Wang Lianshou (王連壽 (王连寿); 1887 — 3 February 1946) was a Chinese court lady. She was the imperial wet nurse of Puyi, the last Emperor of China and final ruler of the Qing dynasty. Wang played a prominent role in the nurture of Puyi. Puyi long regarded Wang Lianshou as his mother because of her dedication to him.

==Biography==
Wang Lianshou was born in 1887 in Renqiu county (now Jiaoyuanzhuang, Dacheng County, Hebei Province). At the age of 13, she fled to Beijing due to floods in her hometown. Born with the surname Jiao (焦), she married a servant surnamed Wang (王), who died of illness after she gave birth to a daughter. Later, Puyi bequeathed her the name of "Wang Lianshou," with "Wang" coming from her late husband and "Lianshou" meaning "continued longevity." In 1906, the year Puyi was born, a recruitment notice was posted at the palace gate, looking for a wet nurse for Puyi. After she saw the notice, she applied and was selected among 20 candidates for her good appearance and the quality of her milk. Two years after entering the palace, her own biological daughter starved to death, which she did not learn about until 6 years later.

During the time she was feeding Puyi, they established a very tight bond. It has been said that she was a guiding light on the road of Puyi's life. She was the only person from the Northern Mansion allowed to go with Puyi. Puyi did not see his biological mother, Princess Consort Chun, for seven years. He developed a special bond with Wang and credited her as the only person who could control him; once, Puyi decided to "reward" a eunuch for a well done puppet show by having a cake baked for him with iron filings in it, saying, "I want to see what he looks like when he eats it". With much difficulty, Wang talked Puyi out of this plan.

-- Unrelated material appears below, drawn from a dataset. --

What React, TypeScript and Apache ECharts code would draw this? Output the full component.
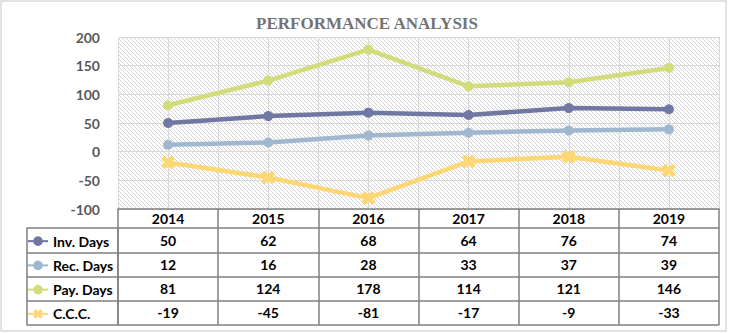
import React, { useEffect, useRef } from "react";
import * as echarts from "echarts";

const years = ["2014", "2015", "2016", "2017", "2018", "2019"];
const seriesNames = ["Inv. Days", "Rec. Days", "Pay. Days", "C.C.C."];
const invDays = [50, 62, 68, 64, 76, 74];
const recDays = [12, 16, 28, 33, 37, 39];
const payDays = [81, 124, 178, 114, 121, 146];
const cccDays = [-19, -45, -81, -17, -9, -33];
const yTicks = { min: -100, max: 200, interval: 50 };

const colors = ["#6f77a2", "#9fb8d0", "#d3dc7b", "#fcd774"];
const xMark = "path://M2.5,0 L5,2.5 L7.5,0 L10,2.5 L7.5,5 L10,7.5 L7.5,10 L5,7.5 L2.5,10 L0,7.5 L2.5,5 L0,2.5 Z";

export default function App() {
  const ref = useRef<HTMLDivElement>(null);
  useEffect(() => {
    if (!ref.current) return;
    const chart = echarts.init(ref.current, null, { renderer: "svg" });

    const c = document.createElement("canvas");
    c.width = 4;
    c.height = 4;
    const ctx = c.getContext("2d")!;
    ctx.fillStyle = "#ffffff";
    ctx.fillRect(0, 0, 4, 4);
    ctx.fillStyle = "#d4d4d4";
    for (let i = 0; i < 4; i++) ctx.fillRect(i, i, 1, 1);

    const allSeries = [invDays, recDays, payDays, cccDays];

    const tableLine = "#7f7f7f";
    const font = "Lato";
    const tableTop = 228;
    const rowH = 97 / 4;

    const legends = seriesNames.map((name, r) => ({
      orient: "horizontal",
      left: 27,
      top: tableTop + rowH * (r + 0.5) - 6,
      padding: 0,
      itemWidth: 20,
      itemHeight: 12,
      data: [name],
      selectedMode: false,
      textStyle: {
        fontFamily: font,
        fontWeight: 700,
        fontSize: 14,
        color: "#000000",
        lineHeight: 12,
      },
    }));

    chart.setOption({
      animation: false,
      backgroundColor: "#ffffff",
      title: {
        text: "PERFORMANCE ANALYSIS",
        left: "center",
        top: 10,
        textStyle: {
          fontFamily: "Liberation Serif",
          fontWeight: "bold",
          fontSize: 17,
          color: "#737373",
        },
      },
      graphic: [
        {
          type: "rect",
          shape: { x: 1, y: 1, width: 725, height: 330 },
          style: { fill: "none", stroke: "#d9d9d9", lineWidth: 1.5 },
          silent: true,
        },
      ],
      legend: legends,
      grid: [
        {
          left: 118,
          top: 37,
          width: 601,
          height: 172,
          show: true,
          borderWidth: 0,
          backgroundColor: { image: c, repeat: "repeat" } as any,
          outerBoundsMode: "none",
        },
        {
          left: 118,
          top: tableTop,
          width: 601,
          height: 97,
          show: false,
          outerBoundsMode: "none",
        },
      ],
      xAxis: [
        {
          type: "category",
          gridIndex: 0,
          data: years,
          position: "bottom",
          axisLine: { show: true, onZero: false, lineStyle: { color: tableLine, width: 1.5 } },
          axisTick: { show: true, length: 19, inside: false, lineStyle: { color: tableLine, width: 1.5 } },
          axisLabel: {
            fontFamily: font,
            fontWeight: 700,
            fontSize: 14,
            color: "#000000",
            margin: 9.5,
            verticalAlign: "middle",
          },
          splitLine: { show: false },
          z: 5,
        },
        {
          type: "value",
          gridIndex: 0,
          min: 0,
          max: 12,
          interval: 1,
          position: "top",
          axisLine: { show: false },
          axisTick: { show: false },
          axisLabel: { show: false },
          splitLine: { show: true, lineStyle: { color: "#d9d9d9", width: 1 } },
        },
        {
          type: "category",
          gridIndex: 1,
          data: years,
          position: "top",
          axisLine: { show: false },
          axisTick: { show: false },
          axisLabel: {
            show: true,
            inside: true,
            margin: 0,
            verticalAlign: "top",
            lineHeight: rowH,
            fontFamily: font,
            fontWeight: 700,
            fontSize: 14,
            color: "#000000",
            formatter: (_v: string, idx: number) =>
              allSeries.map((a) => String(a[idx])).join("\n"),
          },
          splitLine: { show: true, lineStyle: { color: tableLine, width: 1.5 } },
        },
      ],
      yAxis: [
        {
          type: "value",
          gridIndex: 0,
          min: yTicks.min,
          max: yTicks.max,
          interval: yTicks.interval,
          axisLine: { show: false },
          axisTick: { show: false },
          axisLabel: {
            fontFamily: font,
            fontWeight: 700,
            fontSize: 14,
            color: "#595959",
            margin: 18,
          },
          splitLine: { show: true, lineStyle: { color: "#d9d9d9", width: 1 } },
        },
        {
          type: "category",
          gridIndex: 1,
          data: seriesNames,
          inverse: true,
          axisLine: { show: true, lineStyle: { color: tableLine, width: 1.5 } },
          axisTick: { show: true, length: 91, inside: false, lineStyle: { color: tableLine, width: 1.5 } },
          axisLabel: { show: false },
          splitLine: { show: true, lineStyle: { color: tableLine, width: 1.5 } },
        },
        {
          type: "value",
          gridIndex: 1,
          position: "left",
          offset: 91,
          axisLine: { show: true, lineStyle: { color: tableLine, width: 1.5 } },
          axisTick: { show: false },
          axisLabel: { show: false },
          splitLine: { show: false },
        },
      ],
      series: allSeries.map((arr, i) => ({
        name: seriesNames[i],
        type: "line",
        xAxisIndex: 0,
        yAxisIndex: 0,
        data: arr,
        symbol: i === 3 ? xMark : "circle",
        symbolSize: i === 3 ? 14 : 10,
        showSymbol: true,
        lineStyle: { color: colors[i], width: 4.5 },
        itemStyle: { color: colors[i] },
        z: 3,
      })),
    } as any);
    return () => chart.dispose();
  }, []);
  return (
    <div
      ref={ref}
      style={{ position: "fixed", left: 0, top: 0, width: 734, height: 333 }}
    />
  );
}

When Puyi was weaned at the age of nine, the dowagers decided that she was useless, so they threw her out without telling Puyi. After she left the palace, Puyi lost his temper and didn't listen to anyone. He kept asking the eunuchs and court ladies to find his wet nurse. Puyi especially hated Empress Dowager Longyu for expelling Wang from the Forbidden City. After Puyi married, he would occasionally bring Wang to the Forbidden City to visit him. After Puyi became the emperor of Manchukuo, he sought her out and brought her back to live in the palace.

In her autobiography, Hiro Saga provided an account surrounding Wang's death, mentioning how she, her daughter Husheng, Wanrong, Wang, and many others of the imperial household were captured by communist troops, transferred to the Public Security Bureau of Tonghua, and caught in the midst of the Tonghua incident. It was then that Wang was hit in the right wrist by a shell that flew into the building (Note: Another source claims that she was instead hit by a bullet in one of her right hand fingers.) and bled out, as there was nothing around to stop the bleeding with.

==In popular culture==
- Wang was portrayed by Jade Go as the character Ar Mo in the 1987 film The Last Emperor.